On Mar 10, 2017, at 10:31 , Richard Charles <email@hidden> wrote:
I am having difficulty setting the location for a linked library that has multiple build configurations and locations.
My main project links to a library and copies the library into the bundle. The library is located in a separate project of my own making.
What does “library” mean? A framework, or an object-code library? Since you talk about copying the library, it seems like you mean a framework.
In principle, it should make no difference which you are using, but Xcode supports frameworks better than it does code libraries, so the same solution might not work for both.
The best solution is to add the library *project* to your app project, not the library *product*. When you tell your app target to link against the library target (e.g. in the project’s Info page), make sure that you specify the library location “Relative to Build Products”, since that’s the only file referencing method that takes the build configuration (Debug or Release) into account. The downside of this approach is that your library is re-build at app archive time. The upside is that it’s much easier to embed a framework library into the final bundle.
If you can’t or won’t add your library project as a subproject of your app, then I think your options are limited. To Xcode, it’s an external framework, even if you have custom build scripts that stuff it into the app bundle, and Xcode doesn’t apply the concept of configurations to external frameworks.
One approach is to use a per-configuration build setting in your app target for the Frameworks search paths setting, entering the appropriate absolute path for each configuration.

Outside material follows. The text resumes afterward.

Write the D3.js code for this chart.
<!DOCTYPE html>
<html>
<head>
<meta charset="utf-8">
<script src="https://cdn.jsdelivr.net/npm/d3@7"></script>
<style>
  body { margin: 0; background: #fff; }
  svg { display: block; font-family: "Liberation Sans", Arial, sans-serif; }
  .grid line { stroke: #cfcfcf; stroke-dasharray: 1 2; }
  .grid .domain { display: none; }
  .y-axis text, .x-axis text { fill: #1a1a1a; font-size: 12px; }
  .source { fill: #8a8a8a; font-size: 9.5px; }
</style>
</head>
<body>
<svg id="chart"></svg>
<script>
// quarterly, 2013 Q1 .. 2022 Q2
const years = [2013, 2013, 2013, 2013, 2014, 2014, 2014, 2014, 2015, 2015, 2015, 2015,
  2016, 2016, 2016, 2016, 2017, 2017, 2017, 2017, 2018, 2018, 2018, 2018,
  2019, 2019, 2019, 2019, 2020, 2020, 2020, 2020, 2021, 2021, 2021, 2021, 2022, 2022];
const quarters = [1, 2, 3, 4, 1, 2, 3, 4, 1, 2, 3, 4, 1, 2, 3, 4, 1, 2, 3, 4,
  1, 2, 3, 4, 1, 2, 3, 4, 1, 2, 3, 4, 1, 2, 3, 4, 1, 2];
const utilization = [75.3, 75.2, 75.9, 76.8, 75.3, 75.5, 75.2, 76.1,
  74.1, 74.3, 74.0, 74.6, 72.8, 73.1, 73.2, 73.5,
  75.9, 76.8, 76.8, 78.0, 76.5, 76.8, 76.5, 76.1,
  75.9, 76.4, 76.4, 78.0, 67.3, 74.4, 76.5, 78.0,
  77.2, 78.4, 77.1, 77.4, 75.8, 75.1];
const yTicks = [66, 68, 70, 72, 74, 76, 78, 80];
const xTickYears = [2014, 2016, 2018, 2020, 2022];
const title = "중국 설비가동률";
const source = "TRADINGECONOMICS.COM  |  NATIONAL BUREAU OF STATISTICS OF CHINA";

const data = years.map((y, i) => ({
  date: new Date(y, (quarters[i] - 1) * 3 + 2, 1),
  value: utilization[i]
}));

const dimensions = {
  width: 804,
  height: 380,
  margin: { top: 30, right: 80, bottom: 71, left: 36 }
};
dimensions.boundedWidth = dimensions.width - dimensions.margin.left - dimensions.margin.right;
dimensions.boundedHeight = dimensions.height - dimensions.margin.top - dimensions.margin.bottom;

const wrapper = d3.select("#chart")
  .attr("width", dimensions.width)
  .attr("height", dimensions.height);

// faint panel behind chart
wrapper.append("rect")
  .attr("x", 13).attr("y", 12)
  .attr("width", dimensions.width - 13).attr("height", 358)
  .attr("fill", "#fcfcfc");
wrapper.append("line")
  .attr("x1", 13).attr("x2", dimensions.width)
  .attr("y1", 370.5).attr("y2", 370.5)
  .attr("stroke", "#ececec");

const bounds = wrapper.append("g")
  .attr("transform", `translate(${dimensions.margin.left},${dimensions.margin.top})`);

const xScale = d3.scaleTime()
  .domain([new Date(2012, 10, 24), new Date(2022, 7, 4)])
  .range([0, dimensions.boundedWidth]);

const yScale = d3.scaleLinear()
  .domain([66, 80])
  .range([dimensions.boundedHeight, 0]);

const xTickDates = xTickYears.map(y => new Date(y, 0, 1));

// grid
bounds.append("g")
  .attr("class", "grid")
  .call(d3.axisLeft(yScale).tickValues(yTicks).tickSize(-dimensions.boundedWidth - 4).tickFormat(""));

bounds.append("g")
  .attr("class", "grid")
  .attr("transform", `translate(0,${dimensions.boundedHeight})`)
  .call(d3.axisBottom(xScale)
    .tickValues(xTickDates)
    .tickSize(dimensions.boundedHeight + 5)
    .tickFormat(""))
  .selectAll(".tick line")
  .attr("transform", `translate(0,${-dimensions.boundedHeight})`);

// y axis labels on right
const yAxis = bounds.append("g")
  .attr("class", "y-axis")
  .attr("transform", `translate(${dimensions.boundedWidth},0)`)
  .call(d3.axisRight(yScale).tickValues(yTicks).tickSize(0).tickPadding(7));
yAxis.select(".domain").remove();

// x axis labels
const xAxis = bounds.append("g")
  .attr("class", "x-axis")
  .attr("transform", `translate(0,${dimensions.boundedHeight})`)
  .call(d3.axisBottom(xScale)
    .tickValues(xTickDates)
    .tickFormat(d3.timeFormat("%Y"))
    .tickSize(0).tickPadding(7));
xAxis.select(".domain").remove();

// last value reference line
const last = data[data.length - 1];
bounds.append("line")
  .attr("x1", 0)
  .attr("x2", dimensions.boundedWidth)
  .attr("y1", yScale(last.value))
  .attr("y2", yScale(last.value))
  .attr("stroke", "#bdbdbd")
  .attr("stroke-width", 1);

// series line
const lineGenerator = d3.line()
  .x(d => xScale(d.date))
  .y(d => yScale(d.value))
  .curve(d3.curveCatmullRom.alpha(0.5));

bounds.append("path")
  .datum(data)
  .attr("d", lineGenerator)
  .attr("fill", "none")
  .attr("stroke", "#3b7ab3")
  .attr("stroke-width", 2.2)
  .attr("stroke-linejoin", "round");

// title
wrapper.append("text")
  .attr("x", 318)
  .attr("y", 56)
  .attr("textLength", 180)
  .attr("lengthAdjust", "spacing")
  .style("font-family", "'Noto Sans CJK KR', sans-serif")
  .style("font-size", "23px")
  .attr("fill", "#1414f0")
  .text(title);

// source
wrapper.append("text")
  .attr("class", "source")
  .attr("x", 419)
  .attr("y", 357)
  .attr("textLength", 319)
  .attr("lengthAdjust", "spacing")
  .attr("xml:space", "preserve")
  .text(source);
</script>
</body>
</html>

That should be enough to get your app linked to the correct framework build, but you’re still going to have to figure out how to do the manual embedding properly. (I imagine you can use per-configuration scripts, or have per-configuration build setting tests within scripts, something like. “Left as an exercise for the reader.”)
Another approach is to use two app targets, one for debugging and one for releasing, each target linking against a different library.
Another approach is to choose the library manually. Start out with debug app and debug library, and then actually debug the library functionality until it’s properly tested. Then switch to using the release library on the assumption that you don’t need to debug unoptimized code within the library any more. (Or, if you do, you can switch back temporarily.) Note that you will still have the library symbols available during debugging, even in the library’s archive build, although you may have to issue a debugger command to load the dSYM file if it and the library are not in expected locations.